Often when he would bite, he wasn't just giving warning bites, or expressing the fact that he was frustrated. When he was really angry, which would happen without any sort of provocation, he would intentionally hurt me, biting me as hard as he could repeatedly, piercing my skin, tearing out bits of flesh, and making me bleed. His behaviour was incredibly violent, and I had to resort to giving timeouts since gentle reminders and attempts to reason with him wouldn't work (I tried for months to do everything except for punishing him with timeouts before finally resorting to this method, as my attempts to negotiate with him only ended with him responding with even more violence). He would even go after my mom (he never went after my dad for some reason), and actually attacked her neck one time, trying his best to take chunks out of her throat. He would even try to take chunks out of my arm, and one time he actually chomped down on my lip and wouldn't let go, dangling from it. I knew none of this was his fault, but after months of this it started getting to me.

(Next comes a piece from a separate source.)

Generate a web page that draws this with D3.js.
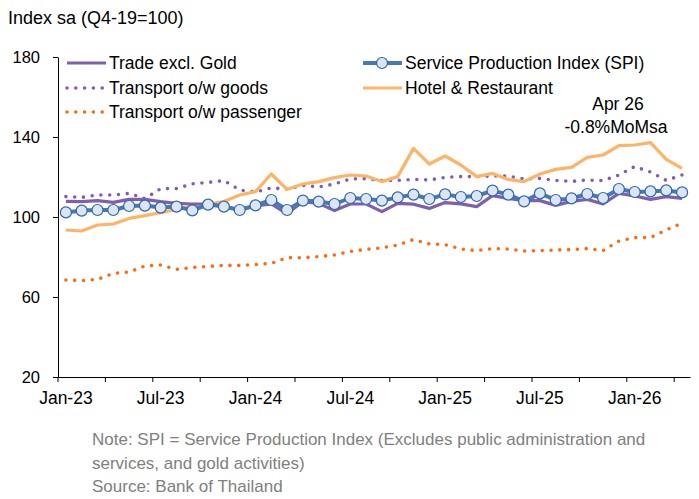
<!DOCTYPE html>
<html>
<head>
<meta charset="utf-8">
<script src="https://cdn.jsdelivr.net/npm/d3@7"></script>
<style>
  body { margin: 0; background: #fff; }
  svg text { font-family: "Liberation Sans", Arial, sans-serif; }
</style>
</head>
<body>
<div id="chart"></div>
<script>
const months = ["Jan-23","Feb-23","Mar-23","Apr-23","May-23","Jun-23","Jul-23","Aug-23","Sep-23","Oct-23","Nov-23","Dec-23",
  "Jan-24","Feb-24","Mar-24","Apr-24","May-24","Jun-24","Jul-24","Aug-24","Sep-24","Oct-24","Nov-24","Dec-24",
  "Jan-25","Feb-25","Mar-25","Apr-25","May-25","Jun-25","Jul-25","Aug-25","Sep-25","Oct-25","Nov-25","Dec-25",
  "Jan-26","Feb-26","Mar-26","Apr-26"];

const spi = [102.3,103.2,103.5,103.5,105.5,105.7,104.7,105.2,103.3,106.2,105.2,103.5,
  105.8,108.5,103.5,108.2,107.7,106.5,109.5,109,108.2,109.8,111.2,109,
  111.3,110,110.5,113.2,111.2,107.8,111.8,108.5,109.3,111.5,109.5,114,
  112.5,112.8,113.3,112.3];
const trade = [107.8,107.7,108.2,107.3,108.8,108.8,107.7,106.8,106.5,106.5,105.5,103.5,
  105.5,106.5,101.6,107.7,106.8,103.2,106.5,106.5,102.7,106.8,106.4,104.3,
  107.2,106.6,105.2,110.7,109.3,108.2,108.2,105.8,107.8,108.8,106.5,111.8,
  110.5,108.8,110.2,109.3];
const goods = [110.2,109.8,111,111,111.8,109.2,114.2,114.2,116.6,117.3,118.2,113.5,
  112.5,114.5,114,115.8,115,116.5,119,119.2,118.2,118.3,118.8,118.5,
  119.8,120.2,120.2,120.5,120.5,119,119.3,118.3,117.8,118.5,118.2,121,
  125.2,122.5,118.3,121];
const hotel = [93.5,93,96,96.5,99.3,100.7,102.2,103.8,105.2,106.5,107.7,111,
  112.7,121.5,113.8,116.5,117.7,119.7,121,120.5,117.7,120.2,134.3,126.5,
  130.5,126,120.2,121.8,118.8,117.7,121.5,123.8,124.8,129.8,131,135.7,
  136,137.2,128.8,124.3];
const passenger = [68.5,68.2,68.8,71.8,72.5,75.5,76,73.8,74.8,75.3,75.8,75.8,
  76.2,76.8,79.7,79.6,80.2,81,82.8,83.8,84.6,86,88.7,86.5,
  86.2,84,83.2,84.2,84,83,83.2,83.5,83.7,84.2,83.2,88,
  89.7,89.7,93.5,97];
const yTicks = [20, 60, 100, 140, 180];

const W = 699, H = 499;
const svg = d3.select("#chart").append("svg").attr("width", W).attr("height", H);

const x = d3.scaleBand().domain(months).range([58, 690]).padding(0);
const y = d3.scaleLinear().domain([20, 180]).range([377, 57]);
const cx = d => x(d) + x.bandwidth() / 2;

// title
svg.append("text").attr("x", 8).attr("y", 24).attr("font-size", 18).attr("fill", "#000")
  .text("Index sa (Q4-19=100)");

// y axis
const yAxis = svg.append("g").attr("transform", "translate(58,0)")
  .call(d3.axisLeft(y).tickValues(yTicks).tickSize(5).tickSizeOuter(0).tickPadding(13));
yAxis.selectAll("text").attr("font-size", 16.5).attr("fill", "#000");
yAxis.selectAll("line, path").attr("stroke", "#000");

// x axis: labels centred on months, ticks at band edges every 3 months
const xAxis = svg.append("g").attr("transform", "translate(0,377)")
  .call(d3.axisBottom(x).tickValues(months.filter((d, i) => i % 6 === 0)).tickSize(0).tickSizeOuter(0).tickPadding(15));
xAxis.selectAll("text").attr("font-size", 17.5).attr("fill", "#000");
xAxis.select(".domain").attr("stroke", "#000");
xAxis.selectAll(".minor").data(months.filter((d, i) => i % 3 === 0)).enter()
  .append("line").attr("class", "minor")
  .attr("x1", d => x(d)).attr("x2", d => x(d)).attr("y1", 0).attr("y2", 5)
  .attr("stroke", "#000");

const line = d3.line().x((d, i) => cx(months[i])).y(d => y(d));

const cGoods = "#7f5fb0", cTrade = "#7f5fb0", cSpi = "#4779b8", cHotel = "#ffb366", cPass = "#ff6a0d";

svg.append("path").datum(goods).attr("d", line).attr("fill", "none")
  .attr("stroke", cGoods).attr("stroke-width", 3.6).attr("stroke-linecap", "round").attr("stroke-dasharray", "0 8.8");
svg.append("path").datum(passenger).attr("d", line).attr("fill", "none")
  .attr("stroke", cPass).attr("stroke-width", 3.6).attr("stroke-linecap", "round").attr("stroke-dasharray", "0 8.8");
svg.append("path").datum(hotel).attr("d", line).attr("fill", "none")
  .attr("stroke", cHotel).attr("stroke-width", 3.2).attr("stroke-linejoin", "round");
svg.append("path").datum(trade).attr("d", line).attr("fill", "none")
  .attr("stroke", cTrade).attr("stroke-width", 3.2).attr("stroke-linejoin", "round");
svg.append("path").datum(spi).attr("d", line).attr("fill", "none")
  .attr("stroke", cSpi).attr("stroke-width", 4).attr("stroke-linejoin", "round");
svg.selectAll(".spiDot").data(spi).enter().append("circle").attr("class", "spiDot")
  .attr("cx", (d, i) => cx(months[i])).attr("cy", d => y(d)).attr("r", 5.5)
  .attr("fill", "#dce6f2").attr("stroke", "#2e67a8").attr("stroke-width", 1.2);

// legend
const legend = [
  { name: "Trade excl. Gold", col: cTrade, type: "solid", lx: 67, ly: 63 },
  { name: "Service Production Index (SPI)", col: cSpi, type: "marker", lx: 363, ly: 63 },
  { name: "Transport o/w goods", col: cGoods, type: "dot", lx: 67, ly: 88 },
  { name: "Hotel & Restaurant", col: cHotel, type: "solid", lx: 363, ly: 88 },
  { name: "Transport o/w passenger", col: cPass, type: "dot", lx: 67, ly: 112 }
];
legend.forEach(l => {
  const g = svg.append("g");
  const ln = g.append("line").attr("x1", l.lx).attr("x2", l.lx + 39).attr("y1", l.ly).attr("y2", l.ly)
    .attr("stroke", l.col);
  if (l.type === "dot") {
    ln.attr("stroke-width", 3.6).attr("stroke-linecap", "round").attr("stroke-dasharray", "0 8.8");
  } else {
    ln.attr("stroke-width", l.type === "marker" ? 4 : 3.2);
  }
  if (l.type === "marker") {
    g.append("circle").attr("cx", l.lx + 19).attr("cy", l.ly).attr("r", 5.5)
      .attr("fill", "#dce6f2").attr("stroke", "#2e67a8").attr("stroke-width", 1.2);
  }
  g.append("text").attr("x", l.lx + 42).attr("y", l.ly + 6).attr("font-size", 17.5).attr("fill", "#000").text(l.name);
});

// annotation
svg.append("text").attr("x", 618).attr("y", 110).attr("text-anchor", "middle").attr("font-size", 17.5).text("Apr 26");
svg.append("text").attr("x", 616).attr("y", 133).attr("text-anchor", "middle").attr("font-size", 17.5).text("-0.8%MoMsa");

// notes
const notes = ["Note: SPI = Service Production Index (Excludes public administration and",
  "services, and gold activities)", "Source: Bank of Thailand"];
svg.selectAll(".note").data(notes).enter().append("text").attr("class", "note")
  .attr("x", 92).attr("y", (d, i) => 445 + i * 23.5).attr("font-size", 17).attr("fill", "#808080").text(d => d);
</script>
</body>
</html>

After putting him back in his cage after one particularly violent incident, I went to my mom and cried. I absolutely loved the little guy, and I knew he loved me, but I felt he was biting and having outbursts just as often, if not MORE often, as when he first came to live with us. The fact that he had such low self-esteem and was so insecure that he felt the need to hurt me to show everyone that he wasn't to be messed with was really upsetting. My mom told me that I had done more than enough for him and that I shouldn't let such a mean, abusive little bird hurt me anymore. What was happening was basically domestic violence. I'm not making light of domestic violence, either. Had he been a larger species, he would've been far too dangerous to handle.

Despite all this, I persevered and continued to work with him. I knew he was an incredibly smart, loving, sweet little boy who couldn't control his anger. As a child, I had been very insecure, and was quick to anger and lash out as a result. He was just like I had been, and I knew that if I treated him the way I would've wanted to have been treated, he would eventually grow out of it. And he did. One day, after four long months of dealing with the little demon, I realized he hadn't bitten me in almost two weeks.

It's been four years since then, and he's a happy, well adjusted, gentle little boy. We're still quite close, but now he lives with his wife, Rosie, and a flock of budgies. He doesn't need me to preen him anymore, feed him by hand, or let him sleep on my shoulder at night. We don't train together anymore, but he's always excited when I go to visit him and the rest of the flock in the aviary, and enjoys sitting on my arm with his wife. He's very sweet, and I completely trust him near my face and toes. I also don't need to ask him to step up for me. All I need to do is offer him my arm without saying anything, and he's more than happy to hop up on me.

Sorry for the long story, but I just wanted to let you know that even with the angriest, most violent of birds, if you train them well and show them love and patience, they'll eventually come around. You just need to make them feel safe and let them know that they're in control and that you'll never intentionally do anything to harm them or make them feel uncomfortable.